The first improvement to consider for search read operations like this is: “Do I need the entire entity graph?” Most of the time you will have a search result view that displays a row per result possibly with a summary of some related data like a count, or “flattening” information from a related entity. An improvement is to define a summary view model or DTO for the search result containing just the fields you intend to display, then use EF to project to that DTO using .Select(). This results in a more lightweight block of data to read from the server.
If you do need entities then consider just setting up the .Include() statements one time rather than some at the start and then others later on. To reference navigation properties in query expressions you do not need to eager load the entities.
The only real mistake I see is the sorting:
if (queryParameters.Sort != null && queryParameters.Sort.ToLower() != "enrollmentnumber")
{
var sortedQuery = ApplySorting(query, queryParameters.Sort, queryParameters.Direction);
var paginatedQuery = sortedQuery.Skip(queryParameters.Offset ?? 0).Take(queryParameters.Limit ?? 10);
studentsList = await paginatedQuery.ToListAsync();
}
else
{
studentsList = await query.ToListAsync();
var orderedStudents = SortByEnrollmentNumber(studentsList, queryParameters.Direction);
studentsList = orderedStudents.Skip(queryParameters.Offset ?? 0).Take(queryParameters.Limit ?? 10).ToList();
}
… specifically the else condition which is materializing the entire list (bad) before applying a default sort and paginating.
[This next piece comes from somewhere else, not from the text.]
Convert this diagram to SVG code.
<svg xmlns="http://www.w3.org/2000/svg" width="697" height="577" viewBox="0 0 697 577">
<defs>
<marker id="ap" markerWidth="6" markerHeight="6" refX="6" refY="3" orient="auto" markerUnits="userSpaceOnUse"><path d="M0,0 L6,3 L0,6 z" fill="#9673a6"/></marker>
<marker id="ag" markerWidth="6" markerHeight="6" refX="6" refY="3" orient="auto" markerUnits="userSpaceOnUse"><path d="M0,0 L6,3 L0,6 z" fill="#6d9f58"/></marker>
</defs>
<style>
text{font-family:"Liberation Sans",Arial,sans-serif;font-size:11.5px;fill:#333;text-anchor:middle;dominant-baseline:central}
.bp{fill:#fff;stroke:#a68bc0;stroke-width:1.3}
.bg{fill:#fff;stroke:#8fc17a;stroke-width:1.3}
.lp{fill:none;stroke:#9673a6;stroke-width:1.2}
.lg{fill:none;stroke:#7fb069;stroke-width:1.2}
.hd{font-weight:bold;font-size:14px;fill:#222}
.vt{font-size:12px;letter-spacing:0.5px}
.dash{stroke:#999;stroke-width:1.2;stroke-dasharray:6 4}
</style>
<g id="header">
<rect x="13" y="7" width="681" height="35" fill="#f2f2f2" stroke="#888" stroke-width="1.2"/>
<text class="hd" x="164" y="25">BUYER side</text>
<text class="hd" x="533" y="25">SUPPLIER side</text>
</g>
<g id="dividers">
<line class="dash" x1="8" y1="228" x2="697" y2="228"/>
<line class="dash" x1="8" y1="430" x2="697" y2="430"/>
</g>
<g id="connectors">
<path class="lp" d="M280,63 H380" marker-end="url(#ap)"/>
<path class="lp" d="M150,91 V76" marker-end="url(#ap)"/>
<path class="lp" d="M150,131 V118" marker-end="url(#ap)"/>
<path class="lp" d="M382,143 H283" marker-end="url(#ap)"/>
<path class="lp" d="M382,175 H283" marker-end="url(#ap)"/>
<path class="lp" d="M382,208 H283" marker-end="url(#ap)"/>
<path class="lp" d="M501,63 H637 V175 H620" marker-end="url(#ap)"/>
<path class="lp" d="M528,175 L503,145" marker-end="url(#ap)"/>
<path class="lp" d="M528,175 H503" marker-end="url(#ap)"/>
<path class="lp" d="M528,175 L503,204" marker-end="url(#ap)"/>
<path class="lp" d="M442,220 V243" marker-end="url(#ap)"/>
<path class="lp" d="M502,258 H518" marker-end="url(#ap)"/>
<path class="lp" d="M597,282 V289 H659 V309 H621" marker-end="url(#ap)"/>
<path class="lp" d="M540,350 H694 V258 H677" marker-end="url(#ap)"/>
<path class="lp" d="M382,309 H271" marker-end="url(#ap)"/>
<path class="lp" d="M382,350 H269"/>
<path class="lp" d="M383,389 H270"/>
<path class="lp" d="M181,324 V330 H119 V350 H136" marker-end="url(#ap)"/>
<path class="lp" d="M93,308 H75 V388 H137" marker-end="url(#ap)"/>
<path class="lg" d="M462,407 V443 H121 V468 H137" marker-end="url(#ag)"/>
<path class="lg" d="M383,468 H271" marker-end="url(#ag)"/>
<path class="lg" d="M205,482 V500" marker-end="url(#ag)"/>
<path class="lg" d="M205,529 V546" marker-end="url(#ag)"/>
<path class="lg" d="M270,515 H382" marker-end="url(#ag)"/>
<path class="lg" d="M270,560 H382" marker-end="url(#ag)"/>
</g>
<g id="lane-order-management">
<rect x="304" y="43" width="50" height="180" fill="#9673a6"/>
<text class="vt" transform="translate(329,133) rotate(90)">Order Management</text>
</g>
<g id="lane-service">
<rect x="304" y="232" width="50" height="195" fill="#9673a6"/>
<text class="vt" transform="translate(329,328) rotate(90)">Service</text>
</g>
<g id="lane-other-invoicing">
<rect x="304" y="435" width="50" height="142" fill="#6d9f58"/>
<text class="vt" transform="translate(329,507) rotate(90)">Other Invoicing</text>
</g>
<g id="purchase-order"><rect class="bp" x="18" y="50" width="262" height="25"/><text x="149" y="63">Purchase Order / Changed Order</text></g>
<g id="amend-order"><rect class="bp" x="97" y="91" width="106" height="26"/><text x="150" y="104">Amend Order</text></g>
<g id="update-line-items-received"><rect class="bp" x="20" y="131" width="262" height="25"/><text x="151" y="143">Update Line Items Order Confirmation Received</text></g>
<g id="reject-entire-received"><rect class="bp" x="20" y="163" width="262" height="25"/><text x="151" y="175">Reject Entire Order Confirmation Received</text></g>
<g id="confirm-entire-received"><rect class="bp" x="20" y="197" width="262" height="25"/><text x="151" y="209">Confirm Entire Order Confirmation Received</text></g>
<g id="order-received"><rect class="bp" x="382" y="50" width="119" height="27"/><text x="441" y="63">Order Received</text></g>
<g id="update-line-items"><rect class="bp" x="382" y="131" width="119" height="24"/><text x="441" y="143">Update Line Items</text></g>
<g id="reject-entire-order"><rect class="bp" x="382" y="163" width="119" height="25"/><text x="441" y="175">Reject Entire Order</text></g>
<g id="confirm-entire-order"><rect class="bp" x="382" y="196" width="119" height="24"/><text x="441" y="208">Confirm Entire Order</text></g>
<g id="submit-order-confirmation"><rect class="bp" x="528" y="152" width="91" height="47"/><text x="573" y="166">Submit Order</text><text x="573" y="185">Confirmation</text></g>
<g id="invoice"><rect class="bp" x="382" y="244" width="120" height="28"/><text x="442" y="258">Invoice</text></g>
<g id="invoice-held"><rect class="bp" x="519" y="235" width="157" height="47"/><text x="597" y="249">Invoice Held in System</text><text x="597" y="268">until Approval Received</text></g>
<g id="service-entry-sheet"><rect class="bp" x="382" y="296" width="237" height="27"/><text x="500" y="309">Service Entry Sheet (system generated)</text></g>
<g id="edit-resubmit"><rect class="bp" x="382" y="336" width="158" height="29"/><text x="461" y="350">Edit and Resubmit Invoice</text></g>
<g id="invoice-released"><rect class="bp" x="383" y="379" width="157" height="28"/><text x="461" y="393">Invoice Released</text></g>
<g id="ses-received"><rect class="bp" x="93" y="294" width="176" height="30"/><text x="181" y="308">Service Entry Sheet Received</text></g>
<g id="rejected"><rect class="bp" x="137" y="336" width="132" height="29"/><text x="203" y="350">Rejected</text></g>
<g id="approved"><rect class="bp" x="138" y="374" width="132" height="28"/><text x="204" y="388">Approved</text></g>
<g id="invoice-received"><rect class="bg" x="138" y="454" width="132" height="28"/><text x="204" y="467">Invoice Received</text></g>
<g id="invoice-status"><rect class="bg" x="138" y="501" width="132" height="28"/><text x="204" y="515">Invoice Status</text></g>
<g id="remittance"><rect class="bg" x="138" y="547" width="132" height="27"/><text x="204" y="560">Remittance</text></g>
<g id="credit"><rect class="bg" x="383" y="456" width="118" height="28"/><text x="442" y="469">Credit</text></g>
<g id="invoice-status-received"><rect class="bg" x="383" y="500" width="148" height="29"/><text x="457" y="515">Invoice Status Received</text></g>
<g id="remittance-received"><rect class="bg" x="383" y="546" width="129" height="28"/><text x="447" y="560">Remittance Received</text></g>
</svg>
This conditional code can be re-factored to:
bool customSort = queryParameters.Sort != null && queryParameters.Sort.ToLower() != "enrollmentnumber";
var sortedQuery = customSort
? ApplySorting(query, queryParameters.Sort, queryParameters.Direction);
: SortByEnrollmentNumber(studentsList, queryParameters.Direction);
var studentList = await sortedQuery
.Skip(queryParameters.Offset ?? 0)
.Take(queryParameters.Limit ?? 10)
.ToListAsync();
This ensures the materialization does not occur prematurely.
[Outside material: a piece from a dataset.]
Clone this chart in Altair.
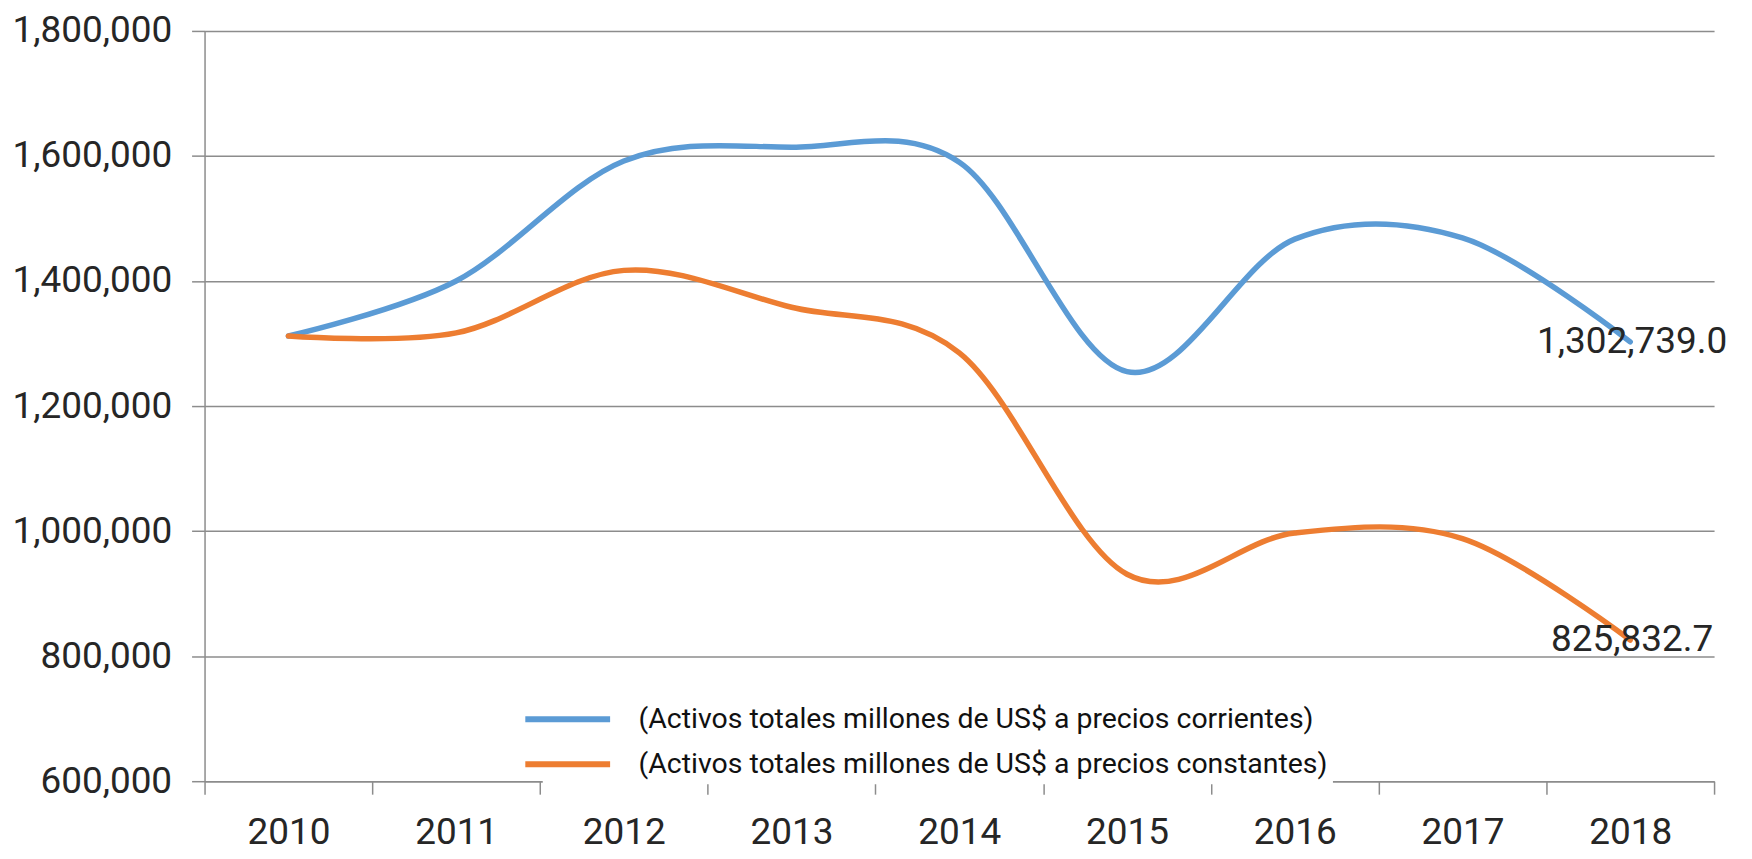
import altair as alt
import pandas as pd

years = ["2010", "2011", "2012", "2013", "2014", "2015", "2016", "2017", "2018"]
corrientes = [1312000, 1400000, 1592000, 1614000, 1590000, 1255000, 1467000, 1469000, 1302739.0]
constantes = [1312000, 1317000, 1417000, 1358000, 1285000, 931000, 997000, 988000, 825832.7]
series_names = [
    "(Activos totales millones de US$ a precios corrientes)",
    "(Activos totales millones de US$ a precios constantes)",
]
colors = ["#5B9BD5", "#ED7D31"]
y_ticks = [600000, 800000, 1000000, 1200000, 1400000, 1600000, 1800000]

rows = []
for i, yr in enumerate(years):
    rows.append({"year": yr, "serie": series_names[0], "valor": corrientes[i]})
    rows.append({"year": yr, "serie": series_names[1], "valor": constantes[i]})
df = pd.DataFrame(rows)

FONT = "Roboto"
GRID = "#8c8c8c"
TXT = "#262626"

x_enc = alt.X(
    "year:N",
    sort=years,
    scale=alt.Scale(type="band", paddingInner=0, paddingOuter=0),
    axis=alt.Axis(
        title=None,
        labelAngle=0,
        tickBand="extent",
        tickSize=13,
        tickColor=GRID,
        tickWidth=1.5,
        domainColor=GRID,
        domainWidth=1.5,
        grid=False,
        labelFont=FONT,
        labelFontSize=37,
        labelColor=TXT,
        labelPadding=20,
        zindex=0,
    ),
)
y_enc = alt.Y(
    "valor:Q",
    scale=alt.Scale(domain=[600000, 1800000], nice=False, zero=False),
    axis=alt.Axis(
        title=None,
        values=y_ticks,
        format=",.0f",
        tickSize=13,
        tickColor=GRID,
        tickWidth=1.5,
        domainColor=GRID,
        domainWidth=1.5,
        grid=True,
        gridColor=GRID,
        gridWidth=1.5,
        labelFont=FONT,
        labelFontSize=37,
        labelColor=TXT,
        labelPadding=20,
        zindex=0,
    ),
)
color_enc = alt.Color(
    "serie:N",
    scale=alt.Scale(domain=series_names, range=colors),
    legend=alt.Legend(
        title=None,
        orient="none",
        legendX=339,
        legendY=665,
        symbolType="M-2.5,0L2.5,0",
        symbolSize=1156,
        symbolStrokeWidth=6,
        labelFont=FONT,
        labelFontSize=28.5,
        labelColor="#111111",
        labelLimit=0,
        labelOffset=51,
        rowPadding=10,
        padding=5,
        fillColor="white",
        zindex=2,
    ),
)

lines = alt.Chart(df).mark_line(
    interpolate="cardinal", strokeWidth=5.5, strokeCap="round"
).encode(x=x_enc, y=y_enc, color=color_enc)

labels = alt.Chart(df).transform_filter(
    alt.datum.year == "2018"
).mark_text(
    font=FONT, fontSize=37, color=TXT, align="center", baseline="middle", dx=2
).encode(x=x_enc, y=y_enc, text=alt.Text("valor:Q", format=",.1f"))

chart = alt.layer(lines, labels).properties(
    width=1513,
    height=752,
    autosize=alt.AutoSizeParams(type="none"),
    padding={"left": 197, "top": 22, "right": 30, "bottom": 76},
).configure_view(stroke=None)

chart.save("out.html", embed_options={"renderer": "svg", "actions": False})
Lastly, when inspecting performance use database analysis tools for query performance against live-like conditions to tune indexing. It likely won’t be possible to create indexes for all scenarios, but look at what is used most often and stands to get the most benefit. Overall the crux of searching is to aim to provide users with what they need rather than the most flexible option you can provide. The more flexibility a search feature provides, the more potential performance issues you can let in if users start abusing the search. Good examples to watch out for are things like using string.Contains() by default for string searches rather than .Equals() or .StartsWith(). More forgiving search options can be provided where they are really needed, but keep those to situations where users explicitly need them, defaulting to more narrow search options being the default.